Monday, September 7, 2015

dwelling wise 2 of 3


The habit of dwelling in mobile homes and shotgun shacks ( so named because they were so small a single blast from a shotgun would kill everyone inside ) continued the tradition of the original poor white settlers in the South, adopted to changing economics.  The population after the War Of Northern Occupation And Colonization was kept semi-rural and poor, the lucky few “allowed” to work at starvation wages on carpetbagger owned land.  Once the northern population became too enamored with Unions, the South saw factories move in, farms move out to the Midwest where machines and irrigation took the place of Darkies for next to free labor, and the southerners were in the same boat as before as economic chattel.  The difference soon being, of course, that their barely affordable dwellings were also high jacked as a profit center for the northeast coastal bankers.  Soon mobiles were zoned out of affordability, shotgun shacks made illegal due to minimum square footage laws, and the poor were now poor in income AND debt. 

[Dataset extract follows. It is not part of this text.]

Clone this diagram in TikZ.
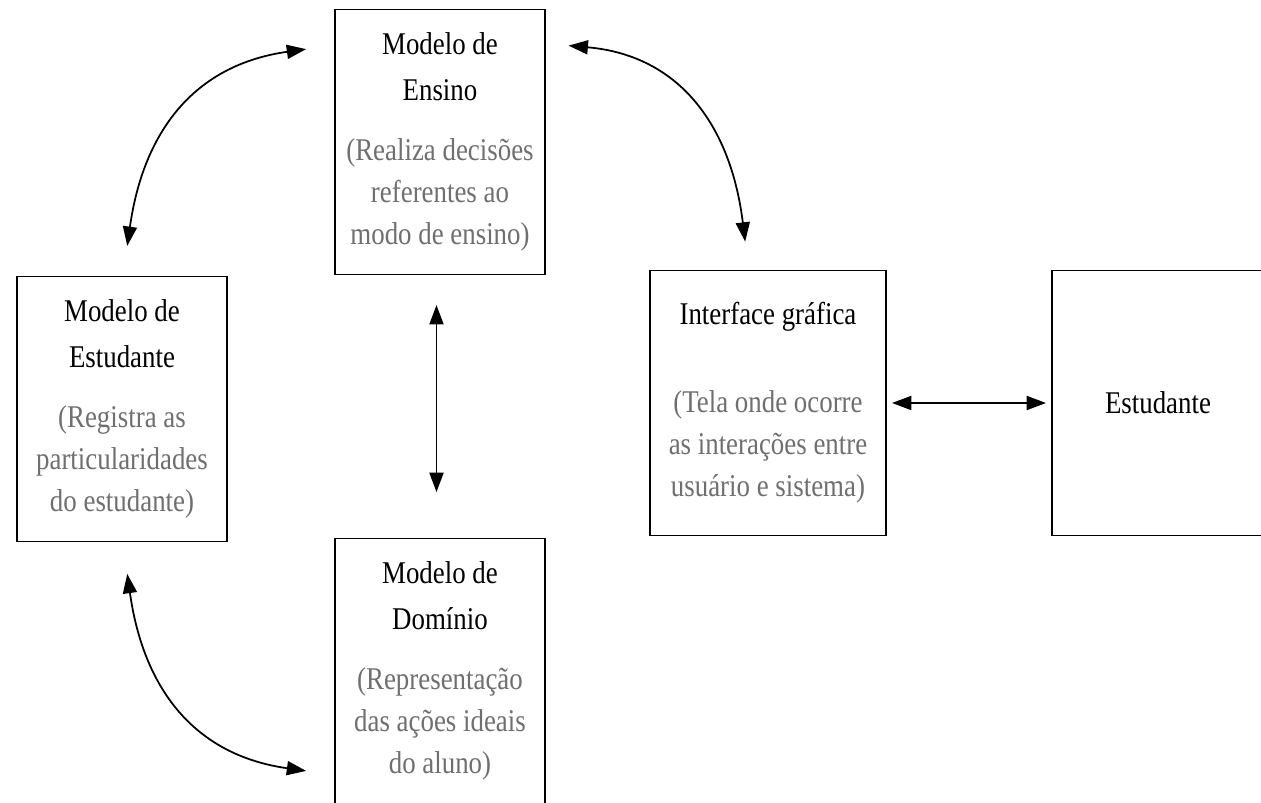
\documentclass[tikz,border=0pt]{standalone}
\usepackage{fontspec}
\setmainfont{Liberation Serif}[FakeStretch=0.85]
\usetikzlibrary{arrows.meta,calc,positioning}
\definecolor{descgray}{HTML}{6F6F6F}
\newcommand{\dsc}[1]{\textcolor{descgray}{#1}}
\tikzset{
  modbox/.style={draw,line width=0.9pt,align=center,minimum width=4.2cm,
    minimum height=5.3cm,inner sep=0pt,font=\fontsize{18}{24}\selectfont},
  link/.style={line width=1pt,
    {Triangle[length=11pt,width=8pt]}-{Triangle[length=11pt,width=8pt]}},
}
\begin{document}
\begin{tikzpicture}[x=0.02cm,y=-0.02cm]
  \useasboundingbox (0,0) rectangle (1261,803);
  % Teaching model
  \node[modbox] (ensino) at (440,142) {Modelo de\\[2pt]Ensino\\[10pt]
    \dsc{(Realiza decisões}\\\dsc{referentes ao}\\\dsc{modo de ensino)}};
  % Student model
  \node[modbox] (estmodel) at (122,409) {Modelo de\\[2pt]Estudante\\[10pt]
    \dsc{(Registra as}\\\dsc{particularidades}\\\dsc{do estudante)}};
  % Domain model
  \node[modbox] (dominio) at (440,671) {Modelo de\\[2pt]Domínio\\[10pt]
    \dsc{(Representação}\\\dsc{das ações ideais}\\\dsc{do aluno)}};
  % Interface
  \node[modbox,minimum width=4.72cm] (interface) at (768,403) {Interface gráfica\\[26pt]
    \dsc{(Tela onde ocorre}\\\dsc{as interações entre}\\\dsc{usuário e sistema)}};
  % Student
  \node[modbox,minimum width=4.24cm] (estudante) at (1158,403) {Estudante};
  % Connectors
  \draw[link] ([xshift=3pt,yshift=17pt]estmodel.north) to[out=82,in=188,looseness=1.1]
    ([xshift=-16pt,yshift=-23pt]ensino.north west);
  \draw[link] ([xshift=13pt,yshift=-21pt]ensino.north east) to[out=-5,in=97,looseness=1.1]
    ([xshift=-13pt,yshift=16pt]interface.north);
  \draw[link] ([xshift=3pt,yshift=-18pt]estmodel.south) to[out=-82,in=172,looseness=1.1]
    ([xshift=-16pt,yshift=19pt]dominio.south west);
  \draw[link] ([xshift=-2pt,yshift=-17pt]ensino.south) --
    ([xshift=-2pt,yshift=26pt]dominio.north);
  \draw[link] ([xshift=3pt]interface.east) -- ([xshift=-3pt]estudante.west);
\end{tikzpicture}
\end{document}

Mobile homes were turned into $100k tipi’s or tents, a very expensive skin uninhabitable without imported fuel ( a failing all those $250k McMansions share ).  In fact, this is the failing of poor and middle class everywhere, dwelling wise.  They overpay for what used to be the homes of the poor.  A shiny coat of paint over stucco does not magically make 2x4’s and sheetrock worth the gross wages of a quarter of your lifetime earnings, but that is what is offered today.  I could construct a similar dwelling, or at least a one room equivalent,  for the price of one ounce of gold.  Cement, chicken wire and stick wood is not all that expensive, and neither is the labor of illegal aliens.  What we are paying is the century long accumulation of bankers tweaking the system a few percent profit at a time.  If you are poor, far better to be poor in an area allowing freedom of zoning restrictions so that your dwelling is once again closer to free rather than closer to the middle class lifetime of debt.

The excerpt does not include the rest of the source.